What needs to be done — From the very first line of the data to the line containing "64.7, 62.2];", retype everything exactly, leaving the pictures behind.
--- start Recorded information ---
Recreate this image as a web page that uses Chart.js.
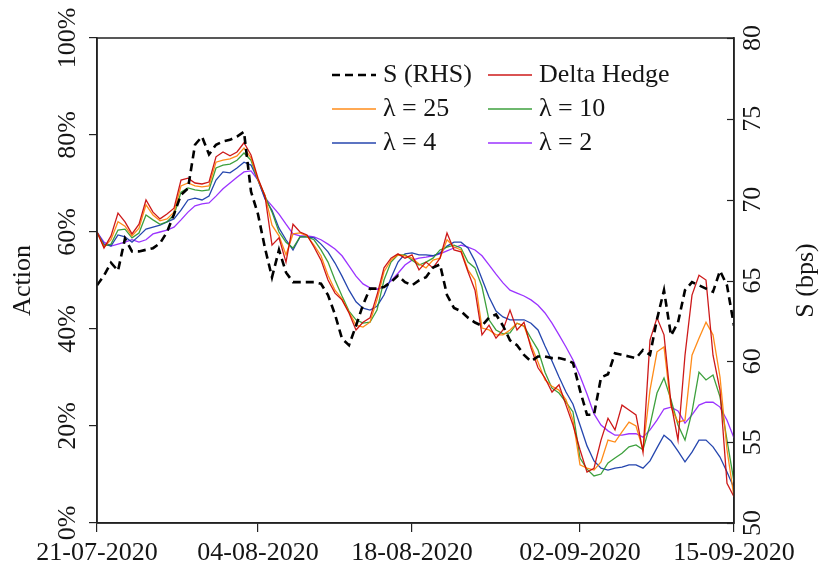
<!DOCTYPE html>
<html lang="en">
<head>
<meta charset="UTF-8">
<title>Action vs S</title>
<script src="https://cdn.jsdelivr.net/npm/chart.js"></script>
<style>
  body { margin: 0; background: #fff; }
  #wrap { width: 822px; height: 568px; position: relative; }
</style>
</head>
<body>
<div id="wrap"><canvas id="chart"></canvas></div>
<script>
const xLabels = ['21-07-2020', '04-08-2020', '18-08-2020', '02-09-2020', '15-09-2020'];
const xTickIdx = [0, 23, 45, 69, 91];

// S spread (bps), right axis
const sSpread = [64.7, 65.3, 66.1, 65.6, 67.6, 66.8, 66.8, 66.9, 67.0, 67.3,
  68.0, 69.1, 70.3, 70.7, 73.4, 73.9, 72.8, 73.4, 73.6, 73.7,
  73.9, 74.2, 70.5, 69.1, 67.0, 65.2, 66.9, 65.5, 64.9, 64.9,
  64.9, 64.9, 64.8, 64.1, 62.9, 61.4, 61.0, 62.2, 63.5, 64.5,
  64.5, 64.6, 64.9, 65.3, 64.9, 64.7, 65.0, 65.2, 65.8, 66.0,
  64.1, 63.3, 63.1, 62.7, 62.4, 62.2, 62.7, 62.9, 62.2, 61.3,
  61.0, 60.4, 60.0, 60.3, 60.3, 60.2, 60.2, 60.1, 59.9, 58.2,
  56.7, 56.7, 59.0, 59.2, 60.5, 60.4, 60.3, 60.2, 60.7, 60.4,
  62.6, 64.4, 61.6, 62.4, 64.4, 64.9, 64.7, 64.5, 64.3, 65.6,
  64.7, 62.2];

// hedge action (%), left axis
const deltaHedge = [60.0, 56.7, 59.2, 63.9, 62.1, 59.6, 61.6, 66.6, 64.1, 62.7,
  63.7, 64.9, 70.7, 71.1, 70.1, 69.9, 70.3, 75.5, 76.5, 75.7,
  76.5, 78.4, 75.9, 71.1, 67.4, 57.3, 58.8, 53.8, 61.6, 60.0,
  59.4, 56.9, 54.2, 50.1, 47.4, 46.0, 43.3, 39.8, 41.4, 42.3,
  47.0, 52.6, 54.6, 55.5, 54.6, 55.3, 52.2, 53.8, 52.6, 54.6,
  59.8, 56.3, 55.9, 51.8, 48.0, 38.8, 40.8, 38.1, 39.8, 43.9,
  39.8, 41.4, 36.1, 32.0, 29.9, 27.0, 28.5, 24.3, 20.2, 15.1,
  10.5, 11.3, 17.1, 21.6, 19.2, 24.3, 23.3, 22.3, 14.6, 37.7,
  42.3, 38.8, 24.7, 17.1, 34.6, 47.0, 51.1, 50.1, 34.6, 27.4,
  8.2, 5.4];

const lam25 = [60.0, 56.9, 58.4, 62.1, 61.2, 59.2, 60.8, 65.6, 63.5, 62.3,
  62.7, 64.1, 69.5, 70.1, 69.5, 69.3, 69.5, 74.4, 74.8, 75.1,
  75.7, 77.3, 75.3, 70.7, 67.6, 61.4, 59.2, 55.3, 59.6, 59.8,
  59.2, 57.3, 55.1, 51.1, 48.0, 46.2, 43.5, 40.8, 40.4, 41.4,
  46.0, 51.8, 54.2, 55.3, 55.1, 54.6, 53.4, 52.6, 54.2, 54.6,
  58.4, 56.9, 56.3, 52.2, 50.1, 40.2, 39.8, 38.8, 38.8, 39.8,
  41.2, 40.6, 36.7, 33.2, 29.5, 28.2, 27.4, 25.4, 21.2, 12.0,
  11.3, 10.9, 12.6, 17.1, 16.7, 18.8, 20.8, 20.0, 15.1, 27.4,
  35.3, 36.3, 23.9, 20.8, 21.2, 34.6, 38.1, 41.4, 38.8, 30.1,
  15.1, 5.4];

const lam10 = [60.0, 57.1, 57.5, 60.4, 60.6, 58.8, 59.8, 63.5, 62.5, 61.6,
  62.1, 63.5, 68.2, 69.1, 68.7, 68.5, 68.7, 73.2, 73.8, 74.0,
  74.8, 76.3, 74.8, 70.7, 67.4, 64.1, 60.0, 57.9, 56.7, 59.0,
  59.0, 58.4, 56.3, 53.8, 50.1, 46.8, 43.7, 41.9, 41.2, 41.4,
  43.9, 50.1, 53.8, 55.3, 55.3, 54.2, 53.2, 53.8, 54.6, 56.3,
  56.9, 57.3, 56.7, 53.8, 52.6, 48.7, 41.9, 39.8, 39.0, 39.2,
  41.2, 40.6, 38.1, 35.7, 31.1, 27.8, 26.8, 24.9, 22.9, 13.4,
  11.1, 9.7, 10.1, 12.4, 13.4, 14.4, 15.7, 16.1, 15.1, 20.2,
  26.8, 29.9, 25.4, 20.2, 17.1, 22.9, 31.1, 29.5, 30.5, 26.0,
  17.1, 8.5];

const lam4 = [60.0, 57.5, 57.1, 59.4, 59.0, 57.9, 59.2, 60.6, 61.0, 61.4,
  62.1, 62.7, 64.5, 66.6, 67.0, 66.6, 67.4, 70.7, 72.4, 72.2,
  73.2, 74.4, 73.8, 70.7, 66.8, 64.5, 60.8, 58.4, 56.3, 59.0,
  59.0, 58.8, 57.5, 55.9, 53.6, 50.9, 48.0, 45.6, 44.3, 43.9,
  44.7, 47.0, 50.5, 53.8, 55.5, 55.7, 55.3, 55.3, 55.1, 55.7,
  57.1, 57.9, 57.9, 56.7, 54.0, 50.3, 46.6, 43.7, 42.5, 41.9,
  41.9, 41.9, 41.2, 39.8, 36.5, 33.4, 30.1, 27.0, 24.5, 20.2,
  15.9, 12.8, 11.3, 10.9, 11.3, 11.5, 12.0, 12.0, 11.3, 12.8,
  15.5, 18.1, 16.9, 14.8, 12.6, 14.6, 17.1, 17.1, 15.7, 13.6,
  10.5, 7.2];

const lam2 = [60.0, 57.9, 57.1, 57.5, 57.9, 58.4, 57.9, 58.4, 59.6, 60.0,
  60.4, 61.0, 62.5, 64.1, 65.4, 65.8, 66.0, 67.4, 68.9, 70.1,
  71.3, 72.4, 72.6, 70.7, 67.0, 65.4, 63.7, 61.6, 59.6, 59.2,
  59.2, 59.0, 58.4, 57.5, 56.5, 55.1, 53.0, 50.9, 49.3, 48.5,
  48.2, 48.7, 49.9, 51.5, 53.2, 54.2, 54.6, 54.8, 55.1, 55.5,
  56.1, 56.7, 57.3, 56.9, 56.3, 55.1, 53.2, 51.3, 49.5, 48.0,
  47.4, 46.8, 46.0, 44.9, 43.3, 41.2, 38.8, 36.3, 33.6, 30.3,
  26.6, 22.5, 20.2, 19.0, 18.1, 18.1, 18.4, 18.4, 17.7, 19.2,
  21.2, 23.5, 23.9, 23.1, 20.6, 22.3, 24.3, 24.9, 24.9, 23.9,
  21.2, 17.5];

const serif = '"Liberation Serif", "DejaVu Serif", serif';
const ink = '#151515';

const pts = arr => arr.map((v, i) => ({ x: i, y: v }));

function series(label, data, color, axis, extra) {
  return Object.assign({
    label: label,
    data: pts(data),
    borderColor: color,
    borderWidth: 1.3,
    pointRadius: 0,
    tension: 0,
    fill: false,
    yAxisID: axis
  }, extra || {});
}

const datasets = [
  series('S (RHS)', sSpread, '#000000', 'y1', { borderWidth: 2.6, borderDash: [8, 5] }),
  series('Delta Hedge', deltaHedge, 'rgba(200,0,0,0.9)', 'y'),
  series('\u03bb = 25', lam25, 'rgba(255,128,0,0.9)', 'y'),
  series('\u03bb = 10', lam10, 'rgba(40,150,40,0.9)', 'y'),
  series('\u03bb = 4', lam4, 'rgba(25,60,170,0.95)', 'y'),
  series('\u03bb = 2', lam2, 'rgba(150,40,255,0.95)', 'y')
];

// box, inward right ticks, rotated tick labels, titles and legend
const decor = {
  id: 'decor',
  afterDraw(chart) {
    const { ctx, chartArea: a, scales } = chart;
    ctx.save();
    ctx.strokeStyle = '#222';
    ctx.lineWidth = 1.5;
    ctx.strokeRect(a.left, a.top, a.right - a.left, a.bottom - a.top);

    ctx.lineWidth = 1.2;
    scales.y1.ticks.forEach(t => {
      const y = Math.round(scales.y1.getPixelForValue(t.value)) + 0.5;
      ctx.beginPath();
      ctx.moveTo(a.right - 7, y);
      ctx.lineTo(a.right, y);
      ctx.stroke();
    });

    ctx.fillStyle = ink;
    ctx.font = '26px ' + serif;
    ctx.textAlign = 'center';
    ctx.textBaseline = 'middle';
    const vtext = (txt, x, y) => {
      ctx.save();
      ctx.translate(x, y);
      ctx.rotate(-Math.PI / 2);
      ctx.fillText(txt, 0, 0);
      ctx.restore();
    };
    scales.y.ticks.forEach(t => vtext(t.label, 68, scales.y.getPixelForValue(t.value)));
    scales.y1.ticks.forEach(t => vtext(t.label, 753, scales.y1.getPixelForValue(t.value)));

    const mid = (a.top + a.bottom) / 2;
    vtext('Action', 23, mid);
    vtext('S (bps)', 806, mid);

    // legend, two columns
    ctx.font = '26px ' + serif;
    ctx.textAlign = 'left';
    const colX = [332, 488];
    chart.data.datasets.forEach((ds, i) => {
      const x = colX[i % 2];
      const y = 75 + Math.floor(i / 2) * 34;
      ctx.save();
      ctx.strokeStyle = ds.borderColor;
      ctx.lineWidth = ds.borderDash ? 2.4 : 1.6;
      ctx.setLineDash(ds.borderDash || []);
      ctx.beginPath();
      ctx.moveTo(x, y);
      ctx.lineTo(x + 44, y);
      ctx.stroke();
      ctx.restore();
      ctx.fillText(ds.label, x + 51, y);
    });
    ctx.restore();
  }
};

new Chart(document.getElementById('chart'), {
  type: 'line',
  data: { datasets: datasets },
  options: {
    responsive: true,
    maintainAspectRatio: false,
    animation: false,
    layout: { padding: { top: 38, left: 0, right: 0, bottom: 0 } },
    plugins: { legend: { display: false }, tooltip: { enabled: false } },
    scales: {
      x: {
        type: 'linear',
        min: 0,
        max: 91,
        afterBuildTicks: s => { s.ticks = xTickIdx.map(v => ({ value: v })); },
        afterFit: s => { s.height = 45; },
        ticks: {
          autoSkip: false,
          maxRotation: 0,
          padding: 6,
          color: ink,
          font: { family: serif, size: 26 },
          callback: (v, i) => xLabels[i]
        },
        grid: { drawOnChartArea: false, drawTicks: true, tickLength: 9, color: '#222', lineWidth: 1.2 },
        border: { display: true, color: '#222', width: 1.5 }
      },
      y: {
        position: 'left',
        min: 0,
        max: 100,
        afterFit: s => { s.width = 97; },
        ticks: { stepSize: 20, display: false, callback: v => v + '%' },
        grid: { drawOnChartArea: false, drawTicks: true, tickLength: 8, color: '#222', lineWidth: 1.2 },
        border: { display: true, color: '#222', width: 1.5 }
      },
      y1: {
        position: 'right',
        min: 50,
        max: 80,
        afterFit: s => { s.width = 88; },
        ticks: { stepSize: 5, display: false },
        grid: { drawOnChartArea: false, drawTicks: false },
        border: { display: true, color: '#222', width: 1.5 }
      }
    }
  },
  plugins: [decor]
});
</script>
</body>
</html>
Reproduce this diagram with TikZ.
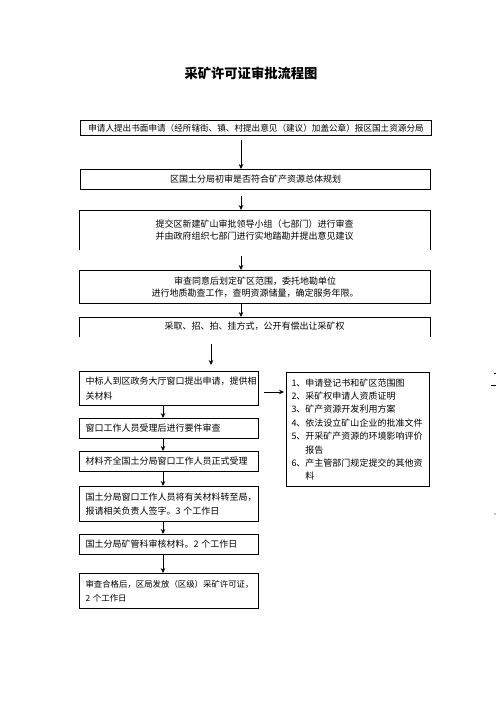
\documentclass[tikz,border=0pt]{standalone}
\usepackage{fontspec}
\setmainfont{Noto Sans CJK SC}
\usetikzlibrary{arrows.meta, positioning, calc}

\begin{document}
\begin{tikzpicture}[
  x=1bp, y=-1bp,
  font=\fontsize{9bp}{12bp}\selectfont,
  flow/.style={-{Stealth[length=5bp, width=4.5bp]}, line width=0.8bp},
  stagebox/.style={draw, line width=1bp, inner sep=0pt, anchor=north west, align=center},
  openbox/.style={inner sep=0pt, anchor=north west, align=center},
  stepbox/.style={draw, line width=1bp, inner xsep=6bp, inner ysep=0pt, anchor=north west, align=left},
  title/.style={font=\fontsize{13.3bp}{16bp}\selectfont\bfseries}
]

  \fill[white] (0,0) rectangle (496,702);
  \useasboundingbox (0,0) rectangle (496,702);

  \node[title] (head) at (251,73) {采矿许可证审批流程图};

  % upper column
  \node[stagebox, minimum width=351bp, minimum height=15bp, font=\fontsize{8.6bp}{12bp}\selectfont] (apply) at (80,120)
    {申请人提出书面申请（经所辖街、镇、村提出意见（建议）加盖公章）报区国土资源分局};
  \node[stagebox, minimum width=350bp, minimum height=20bp] (check) at (80,169)
    {区国土分局初审是否符合矿产资源总体规划};
  \node[openbox, minimum width=351bp, minimum height=40bp] (review) at (79,210)
    {提交区新建矿山审批领导小组（七部门）进行审查\\并由政府组织七部门进行实地踏勘并提出意见建议};
  \node[stagebox, minimum width=351bp, minimum height=33bp] (survey) at (79,270)
    {审查同意后划定矿区范围，委托地勘单位\\进行地质勘查工作，查明资源储量，确定服务年限。};
  \node[openbox, minimum width=351bp, minimum height=20bp, text depth=4bp] (transfer) at (79,317)
    {采取、招、拍、挂方式，公开有偿出让采矿权};

  \draw[line width=1bp] (review.south west) -- (review.north west) -- (review.north east) -- (review.south east);
  \draw[line width=1bp] (transfer.south west) -- (transfer.north west) -- (transfer.north east) -- (transfer.south east);

  % lower column
  \node[stepbox, text width=167bp, minimum height=34bp, font=\fontsize{9bp}{15bp}\selectfont] (bid) at (79,371)
    {中标人到区政务大厅窗口提出申请，提供相\\关材料};
  \node[stepbox, text width=167bp, minimum height=20bp] (window) at (79,418)
    {窗口工作人员受理后进行要件审查};
  \node[stepbox, text width=167bp, minimum height=20bp] (accept) at (79,451)
    {材料齐全国土分局窗口工作人员正式受理};
  \node[stepbox, text width=167bp, minimum height=35bp, font=\fontsize{9bp}{14bp}\selectfont] (forward) at (79,486)
    {国土分局窗口工作人员将有关材料转至局，\\报请相关负责人签字。3 个工作日};
  \node[stepbox, text width=167bp, minimum height=20bp] (audit) at (79,534)
    {国土分局矿管科审核材料。2 个工作日};
  \node[stepbox, text width=167bp, minimum height=35bp, font=\fontsize{8.4bp}{13.5bp}\selectfont] (issue) at (79,573)
    {审查合格后，区局发放（区级）采矿许可证，\\2 个工作日};

  \node[stepbox, inner xsep=5bp, text width=133bp, minimum height=114bp, font=\fontsize{9bp}{13.4bp}\selectfont] (docs) at (286,372)
    {1、申请登记书和矿区范围图\\
     2、采矿权申请人资质证明\\
     3、矿产资源开发利用方案\\
     4、依法设立矿山企业的批准文件\\
     5、开采矿产资源的环境影响评价\\
     \phantom{5、}报告\\
     6、产主管部门规定提交的其他资\\
     \phantom{6、}料};

  % connectors
  \coordinate (spineA) at (241,0);
  \coordinate (spineB) at (163,0);
  \coordinate (lot) at (211,0);
  \coordinate (toList) at (0,392);

  \draw[flow, shorten <=4bp] (apply.south -| spineA) -- (check.north -| spineA);
  \draw[flow, shorten <=6bp] (check.south -| spineA) -- (review.north -| spineA);
  \draw[flow, shorten <=6bp] (review.south -| spineA) -- (survey.north -| spineA);
  \draw[flow] (survey.south -| spineA) -- (transfer.north -| spineA);
  \draw[flow, shorten <=7bp, shorten >=6bp] (transfer.south -| lot) -- (bid.north -| lot);

  \foreach \a/\b in {bid/window, window/accept, accept/forward, forward/audit, audit/issue}
    \draw[flow] (\a.south -| spineB) -- (\b.north -| spineB);

  \draw[flow, shorten <=5bp, shorten >=2bp] (bid.east |- toList) -- (docs.west |- toList);

  % stray marks at the page edge
  \draw[line width=0.6bp] (494,373) -- (496,373);
  \draw[line width=0.8bp] (491,385) -- (496,385);
  \fill (495,514) circle (0.6);

\end{tikzpicture}
\end{document}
--- end Recorded information ---
Reply to the exercise —
Recreate this image as a web page that uses Chart.js.
<!DOCTYPE html>
<html lang="en">
<head>
<meta charset="UTF-8">
<title>Action vs S</title>
<script src="https://cdn.jsdelivr.net/npm/chart.js"></script>
<style>
  body { margin: 0; background: #fff; }
  #wrap { width: 822px; height: 568px; position: relative; }
</style>
</head>
<body>
<div id="wrap"><canvas id="chart"></canvas></div>
<script>
const xLabels = ['21-07-2020', '04-08-2020', '18-08-2020', '02-09-2020', '15-09-2020'];
const xTickIdx = [0, 23, 45, 69, 91];

// S spread (bps), right axis
const sSpread = [64.7, 65.3, 66.1, 65.6, 67.6, 66.8, 66.8, 66.9, 67.0, 67.3,
  68.0, 69.1, 70.3, 70.7, 73.4, 73.9, 72.8, 73.4, 73.6, 73.7,
  73.9, 74.2, 70.5, 69.1, 67.0, 65.2, 66.9, 65.5, 64.9, 64.9,
  64.9, 64.9, 64.8, 64.1, 62.9, 61.4, 61.0, 62.2, 63.5, 64.5,
  64.5, 64.6, 64.9, 65.3, 64.9, 64.7, 65.0, 65.2, 65.8, 66.0,
  64.1, 63.3, 63.1, 62.7, 62.4, 62.2, 62.7, 62.9, 62.2, 61.3,
  61.0, 60.4, 60.0, 60.3, 60.3, 60.2, 60.2, 60.1, 59.9, 58.2,
  56.7, 56.7, 59.0, 59.2, 60.5, 60.4, 60.3, 60.2, 60.7, 60.4,
  62.6, 64.4, 61.6, 62.4, 64.4, 64.9, 64.7, 64.5, 64.3, 65.6,
  64.7, 62.2];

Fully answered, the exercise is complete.